Позади всех, в окружении десятка рыцарей, закованных в черные глухие доспехи, ехал мой сводный брат. Блоджетт разыскал несколько его юношеских портретов в Варлойне, так что все мои приближенные имели представление о внешности Варвеста. Он, конечно, изменился с годами, но я, все же, его узнал. Хрупкое тело на стройном коне, болезненно бледный, одним словом — тощая моль, вот таков был принц Варвест. Заостренное лицо с глубокими носогубными складками, странный блеклый, но исполненный отвращение ко всему мирскому взгляд. Голубой жюстокор, который делает худые плечи еще уже, и, кажется, сообщает телу особую, туберкулезную худобу.

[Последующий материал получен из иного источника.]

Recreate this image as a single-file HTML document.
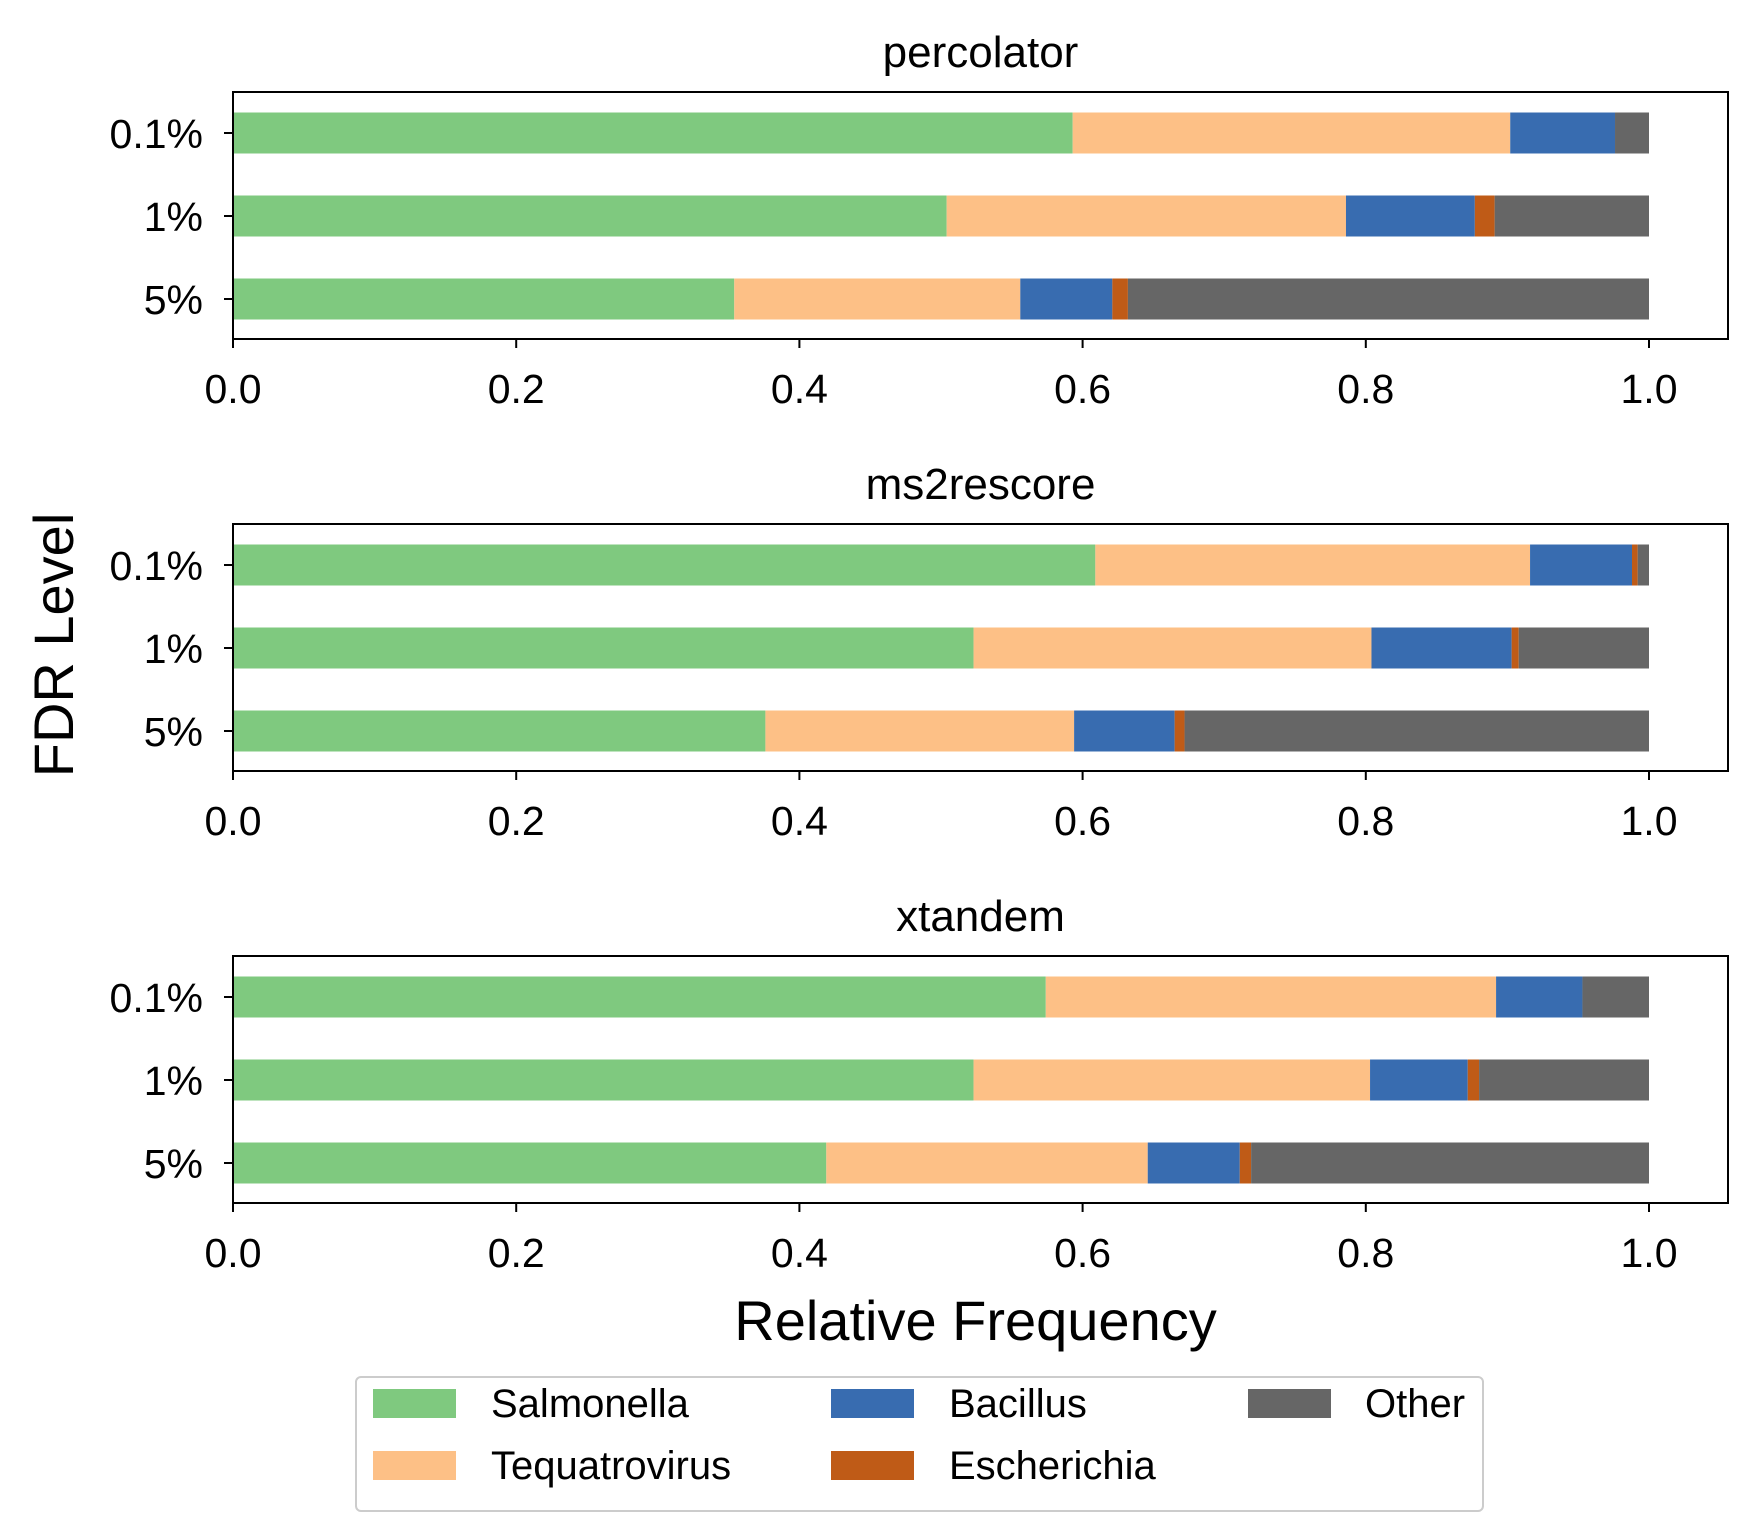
<!DOCTYPE html>
<html><head><meta charset="utf-8">
<style>
html,body{margin:0;padding:0;background:#fff;}
svg{display:block;font-family:"Liberation Sans",sans-serif;}
</style></head>
<body>
<svg id="chart" width="1749" height="1536" viewBox="0 0 1749 1536" xmlns="http://www.w3.org/2000/svg"></svg>
<script>
const panelTitles = ["percolator", "ms2rescore", "xtandem"];
const categories = ["0.1%", "1%", "5%"];
const seriesNames = ["Salmonella", "Tequatrovirus", "Bacillus", "Escherichia", "Other"];
const seriesColors = ["#7fc97f", "#fdc086", "#386cb0", "#bf5b17", "#666666"];
// segment widths per panel, per category, per series
const percolatorValues = [
  [0.593, 0.309, 0.074, 0.000, 0.024],
  [0.504, 0.282, 0.091, 0.014, 0.109],
  [0.354, 0.202, 0.065, 0.011, 0.368]
];
const ms2rescoreValues = [
  [0.609, 0.307, 0.072, 0.004, 0.008],
  [0.523, 0.281, 0.099, 0.005, 0.092],
  [0.376, 0.218, 0.071, 0.007, 0.328]
];
const xtandemValues = [
  [0.574, 0.318, 0.061, 0.000, 0.047],
  [0.523, 0.280, 0.069, 0.008, 0.120],
  [0.419, 0.227, 0.065, 0.008, 0.281]
];
const xTicks = [0, 0.2, 0.4, 0.6, 0.8, 1.0];
const xTickLabels = ["0.0", "0.2", "0.4", "0.6", "0.8", "1.0"];

const svg = document.getElementById('chart');
const NS = "http://www.w3.org/2000/svg";
function mk(tag, attrs, parent) {
  const e = document.createElementNS(NS, tag);
  for (const k in attrs) e.setAttribute(k, attrs[k]);
  (parent || svg).appendChild(e);
  return e;
}
const axL = 233, axR = 1728, x0 = 233, x1 = 1649;
const panelTops = [92, 524, 956];
const axH = 247;
const xScale = v => x0 + (x1 - x0) * v;
const yCenter = (top, i) => top + 41 + 83 * i;
const barH = 41;
const allValues = [percolatorValues, ms2rescoreValues, xtandemValues];

panelTops.forEach((top, p) => {
  const g = mk('g', {});
  
  
  const t = mk('text', {x: (axL + axR) / 2, y: top - 25, 'text-anchor': 'middle', 'font-size': 44, fill: '#000'}, g);
  t.textContent = panelTitles[p];
  
  
  categories.forEach((c, i) => {
    let acc = 0;
    const cy = yCenter(top, i);
    allValues[p][i].forEach((v, s) => {
      const r = mk('rect', {x: xScale(acc), y: cy - barH / 2, width: Math.max(0, xScale(acc + v) - xScale(acc)), height: barH, fill: seriesColors[s]}, g);
      
      
      acc += v;
    });
    mk('line', {x1: axL - 9, x2: axL, y1: cy, y2: cy, stroke: '#000', 'stroke-width': 2}, g);
    const lbl = mk('text', {x: axL - 30, y: cy + 15, 'text-anchor': 'end', 'font-size': 41, fill: '#000'}, g);
    lbl.textContent = c;
    
    
  });
  xTicks.forEach((v, k) => {
    const x = xScale(v);
    mk('line', {x1: x, x2: x, y1: top + axH, y2: top + axH + 9, stroke: '#000', 'stroke-width': 2}, g);
    const lbl = mk('text', {x: x, y: top + axH + 64, 'text-anchor': 'middle', 'font-size': 41, fill: '#000'}, g);
    lbl.textContent = xTickLabels[k];
    
    
  });
  const frame = mk('rect', {x: axL, y: top, width: axR - axL, height: axH, fill: 'none', stroke: '#000', 'stroke-width': 2}, g);
  
  
});

const xl = mk('text', {x: (axL + axR) / 2 - 5, y: 1340, 'text-anchor': 'middle', 'font-size': 56, fill: '#000'});
xl.textContent = 'Relative Frequency';


const yl = mk('text', {x: 0, y: 0, transform: 'translate(73,645) rotate(-90)', 'text-anchor': 'middle', 'font-size': 56, fill: '#000'});
yl.textContent = 'FDR Level';



const lg = mk('g', {});


mk('rect', {x: 356, y: 1377, width: 1127, height: 134, rx: 5, fill: '#fff', stroke: '#ccc', 'stroke-width': 2}, lg);
const pos = [[373,491,1403],[373,491,1465],[831,949,1403],[831,949,1465],[1248,1365,1403]];
seriesNames.forEach((n, s) => {
  const [hx, tx, y] = pos[s];
  const e = mk('g', {}, lg);
  
  
  mk('rect', {x: hx, y: y - 14, width: 83, height: 29, fill: seriesColors[s]}, e);
  const t = mk('text', {x: tx, y: y + 14, 'font-size': 40, fill: '#000'}, e);
  t.textContent = n;
});
</script>
</body></html>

Сюрприз. За двадцать лет отсутствия на родине, Варвест успел растерять свою шевелюру, с которой красовался на картинах. Он был полностью лыс. Лысый и страшный, и совершенно не удивляющийся ничему… не удивляющийся, как будто он уже давно сроднился с этой бесчеловечностью, что творили сектанты.
О мой бог!
Внезапное озарение заставило пошатнуться. Я едва не упал, и упал бы, если бы Шутейник не поддержал, не подпер своим телом. Все что известно о прозреце, это то, что голова у него гладкая, как грибная шляпка, и что он имеет двойников… Таленк как раз и обладал такой подходящей головой. А теперь оказалось, что и Варвест… А что, если мой сводный брат давно уже обретается в Санкструме, а что если именно он — и есть прозрец? Таленк вполне мог быть одним из двойников прозреца, который окучивал свой участок влияния, именно с ним я, скорее всего, и встречался, но основным прозрецом, главным, был Варвест. Человек, несомненно, маниакального склада. Придумал секту, завлек туда массу людей, чтобы сильнейшим образом дестабилизировать ситуацию в Санкструме, чтобы максимально ослабить его перед попыткой взять власть в свои руки… Ревинзер умолчал об Варвесте даже на смертном одре, он солгал мне, скорее всего — солгал, и кто бы мог подумать такое о дряхлом старикашке… Не сам ли Варвест стоял тогда за портьерой в шатре Таренкса Аджи? Не он ли приказал меня умертвить?
Но Ревинзер лгал. Определенно лгал. Значит, и все остальное может быть… ловушкой?
Когда Варвест проезжал мимо, я склонил голову, но он все равно скользнул по моему лицу взглядом, я успел разглядеть вблизи мрачный и тусклый маниакальный огонь. Узнает? Нет, не узнал, проехал мимо.